__Written instruction__: Work through the data below line by line and say how many lines hold "matplotlib"; give only the number.

__The data__:
....
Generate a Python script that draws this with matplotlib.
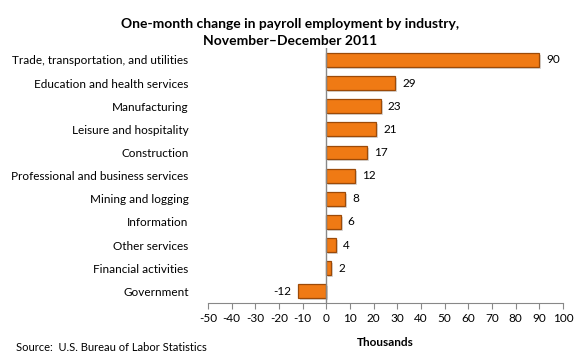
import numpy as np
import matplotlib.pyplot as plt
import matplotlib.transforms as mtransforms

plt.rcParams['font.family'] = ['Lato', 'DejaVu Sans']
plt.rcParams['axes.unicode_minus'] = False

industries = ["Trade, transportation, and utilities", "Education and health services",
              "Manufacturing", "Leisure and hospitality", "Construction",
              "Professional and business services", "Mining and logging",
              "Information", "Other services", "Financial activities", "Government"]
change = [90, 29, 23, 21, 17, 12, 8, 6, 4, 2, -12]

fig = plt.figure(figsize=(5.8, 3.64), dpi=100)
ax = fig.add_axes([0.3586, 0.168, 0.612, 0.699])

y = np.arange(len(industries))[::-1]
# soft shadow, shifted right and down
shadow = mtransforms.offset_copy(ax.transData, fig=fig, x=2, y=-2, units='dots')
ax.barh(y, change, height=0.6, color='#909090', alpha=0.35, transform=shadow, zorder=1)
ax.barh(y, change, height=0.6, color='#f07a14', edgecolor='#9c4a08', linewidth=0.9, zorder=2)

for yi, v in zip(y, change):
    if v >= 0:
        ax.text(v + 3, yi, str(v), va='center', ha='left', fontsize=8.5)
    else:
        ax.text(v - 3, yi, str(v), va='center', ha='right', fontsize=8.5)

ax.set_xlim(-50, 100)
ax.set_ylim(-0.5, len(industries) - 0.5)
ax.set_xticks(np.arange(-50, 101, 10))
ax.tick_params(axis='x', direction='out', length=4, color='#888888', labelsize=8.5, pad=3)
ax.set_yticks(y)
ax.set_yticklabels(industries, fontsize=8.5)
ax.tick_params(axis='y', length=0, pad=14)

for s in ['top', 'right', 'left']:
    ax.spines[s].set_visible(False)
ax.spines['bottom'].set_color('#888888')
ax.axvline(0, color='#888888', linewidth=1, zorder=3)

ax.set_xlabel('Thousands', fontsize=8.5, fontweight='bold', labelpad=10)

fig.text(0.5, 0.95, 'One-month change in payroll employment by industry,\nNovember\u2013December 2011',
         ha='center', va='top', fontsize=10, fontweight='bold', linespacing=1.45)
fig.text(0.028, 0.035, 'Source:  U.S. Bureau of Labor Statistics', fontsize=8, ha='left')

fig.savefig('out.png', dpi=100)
....
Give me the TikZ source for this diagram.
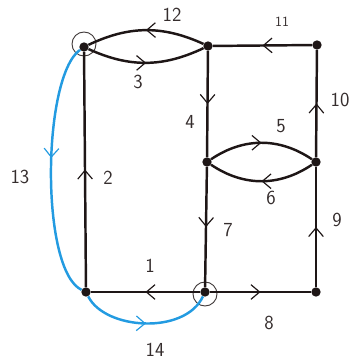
....
__Written answer__: 3